Monday, January 23, 2017

Making IT Assessment for Leading Digital Transformation

When IT becomes a true business advisor, it is the time to drive changes and lead digital transformation smoothly.

Due to the increasing speed of changes and exponential growth of information, more often than not, technology is the driver of business changes or the accelerator of the digital transformation. How can IT shift from a back office support function to the digital brain yard and forerunner? How should IT leaders and managers make an objective and comprehensive IT management assessment in order to lead changes and digital transformation effortlessly?

Perception: Whether CIOs should take the lead in digital initiatives is predicated on whether they are a trusted source of cross-discipline information. If not, it may be anywhere from difficult to impossible for them to lead any strategic initiative because they are not strategic or innovative enough. In fact, the majority of IT organizations get stuck in the lower level of maturity, and they have to reinvent IT in order to lead changes in scalability. It also depends on the CIO persona - how do the other executives perceive CIOs? Are they technologists or strategic partners? Likewise, how much do you trust your fellow executives? The proposed transformation, how the organization is undergoing the transformation, the CIO's C-level colleagues, etc. It is a pretty difficult job. CIOs need to understand how technology affects each area of the enterprise. If IT doesn't completely understand what the stakeholders are asking for; or if the stakeholders don’t understand what IT is delivering the results will reflect that disconnect. As the CIO, you must lead the efforts of the department, but you also have to facilitate communications with stakeholders and orchestrate collaborations across functions. You have to speak business terms by area, not the technology. If the strategic initiative has a strong technology component to it and even the business is driving the initiative, you must get involved to make sure the technology selected will actually work and can be supported. You must do this without sounding condescending and simultaneously create a level of trust which transcends that discussion. Usually IT maturity is proportional to the entire business maturity, high mature companies treat tech as their partners and often engage them in situations of no real tech need in the short term.  
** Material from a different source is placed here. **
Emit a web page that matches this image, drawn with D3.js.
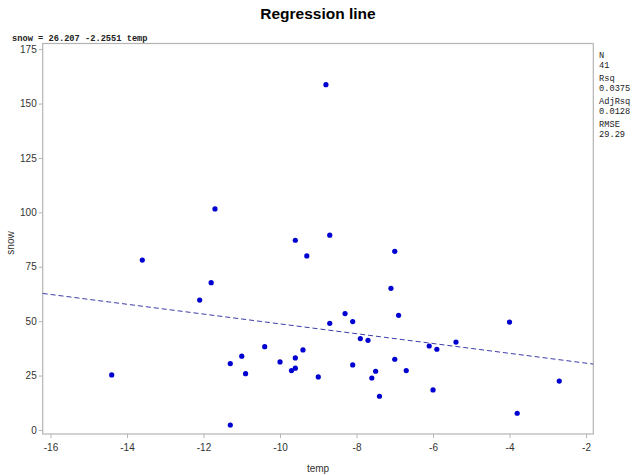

Strength: IT should also make a comprehensive assessment of its manageability and strength, its differentiated set of capabilities including innovation ability, as well as its overall organizational maturity: Is the proposed solution in your wheelhouse? Do you have a lot of experience in this particular area? Is IT more like a “builder” - often building things from the scratch, or a “conductor” -providing business solutions via strong partnership? Hence, the management and technique expertise should describe a set of capabilities needed to enable the strategy. This involves some decision on operation and tactics, etc. The current environment is evaluated to understand which capabilities already exist and which must be developed or changed for building the needed business capability and capacity. The common goal for IT to strengthen the strength or improve weakness is to build business competency with faster speed. Technology is pervasive and disruptive, and the information is abundant and even overloading. Business initiatives and digital transformation today nearly always involve some form of technology implementation and information facilitating in order to solve problems efficiently, automate, and improve the business responsiveness and manageability. And the CIO should have the final say on technology because they are ultimately accountable for failure, and they certainly need to know the business they are in. If you prove yourself and your department to be a willing and capable partner, you will keep that seat at the table and that is good for everyone.

Changeability: The very nature of digital is about change and interconnectivity. Hence, in order to lead digital transformation, IT should be run as the change agent of the business. The overall changeability of the organization should be assessed objectively:  Where is the organization on the technology or process adoption curve? Is the organization a pioneer, mature adapter, or laggard? There are all sorts of changes, little “c” changes -  implement a new software tool, reorganize a department. Little c change requires tools, training, and practice in order for the participants to feel comfortable that the service level they provide will continue or improve with the same or reduced effort. Big “C” change such as radical digital transformation requires participants to understand the "why" and for leaders to clearly communicate the goals, expectations and success criteria and to hold managers accountable. In systems terms, transformational change comes from outside and the good businesses will always be seeking and embracing the influences beyond their own business. IT is in a unique position to have the oversight of the business processes or functions, as well as the better view for the digital ecosystem in order to lead changes in a systematic way.

Digital transformation represents a break from the past, with a high level of impact and complexity. Transformation efforts need to be undertaken as the means of getting to a differentiated capability to accomplish a defined goal. Otherwise, they cannot have a clear focus and business rationale that is essential to gaining any traction in changing. Making a comprehensive IT assessment helps to decide whether to throw your hat into the ring to lead the digital transformation, where is the starting point, when to speed up, who are the change champions., etc. Besides hard capabilities, pay more attention to soft business factors such as communication. The importance of communication doesn't begin and end with the defined business initiative, it spills over into all of the operations and strategic planning; crossed every departmental boundary and affects every facet of the business. Speak common business languages, not technical jargons. So when they ask what time it is, you don't have to explain how the watch works. When IT becomes a true business advisor, it is the time to drive changes and lead digital transformation smoothly.